Ia memberi gambaran potensi HHBK dan jasa lingkungan itu dari sisi Pendapatan Negara Bukan Pajak (PNBP). Misalnya, PNBP dari pemanfaatan kayu mencapai Rp 3,5 triliun.
Hasil hutan dari kayu tersebut ditaksir baru 5 persen dari potensi hutan yang 95 persen berada pada nilai HHBK dan jasa lingkungan. Namun, ditekankannya, hasil HHBK sebanyak 95 persen tersebut tak akan tercipta tanpa kelestarian pepohonan yang nilainya hanya 5 persen.
Hasil HHBK sebanyak 95 persen tersebut tak akan tercipta tanpa kelestarian pepohonan yang nilainya hanya 5 persen.
Direktur Eksekutif Asosiasi Pengusaha Hutan Indonesia (APHI) Purwadi Soeprihanto pun sepakat dengan potensi HHBK tersebut. Namun, belum banyak pelaku usaha kehutanan yang melirik HHBK di luar Jawa karena masih membutuhkan keyakinan pemanfaatan HHBK ini bisa mendatangkan hasil maksimal dan memiliki pasar.
Namun, untuk hutan di Jawa, ia mengatakan, Perhutani telah memimpin dengan pemanfaatan wisata dan pengolahan getah pinus menjadi gondorukem dan terpentin.
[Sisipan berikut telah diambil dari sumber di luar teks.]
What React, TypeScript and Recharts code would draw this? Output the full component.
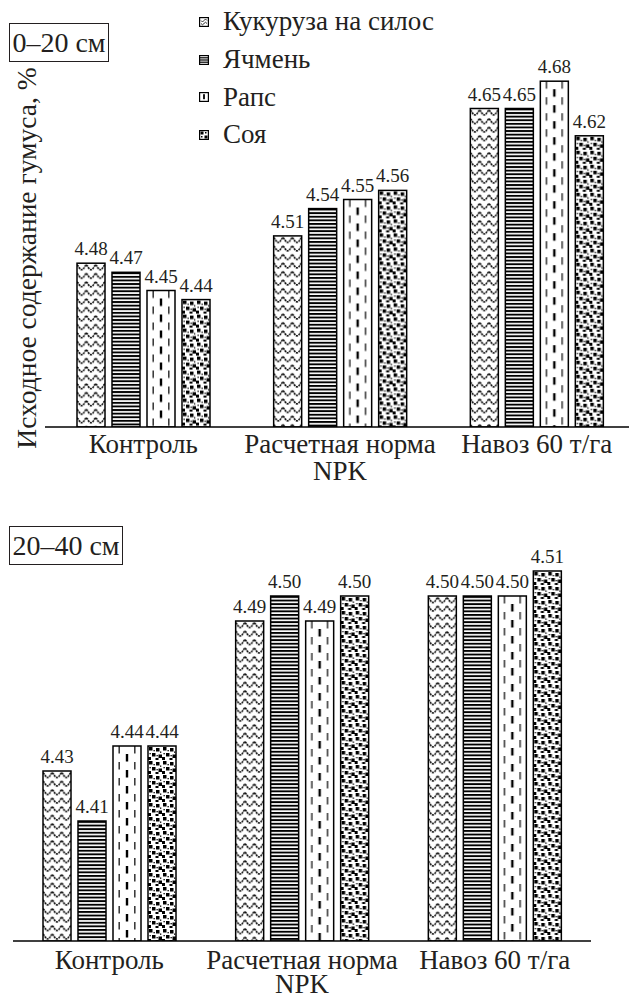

Ia berharap prinsip yang dikerjakan Perhutani ini bisa dimanfaatkan pemegang IUPHH-Hutan Alam dan IUPHH-Hutan Tanaman.
Di sisi lain, pemanfaatan HHBK oleh masyarakat sangat terbuka di hutan-hutan kemitraan yang ”diberikan” dari 20 persen luasan HTI. Hutan kemitraan tersebut bisa ditanami HHBK dan campuran dengan tanaman pokok.
Namun, ia meminta pemegang izin kehutanan yang bermitra dengan masyarakat yang mengusahakan HHBK tersebut agar diberikan insentif pada areal yang dikelola masyarakat. Saat ini, provisi sumber daya hutan (PSDH) atau pungutan hutan tersebut ditagihkan kepada pemegang izin, padahal sebagian area dikelola masyarakat dengan HHBK. Ia berharap potongan pungutan PSDH tersebut setidaknya 50 persen.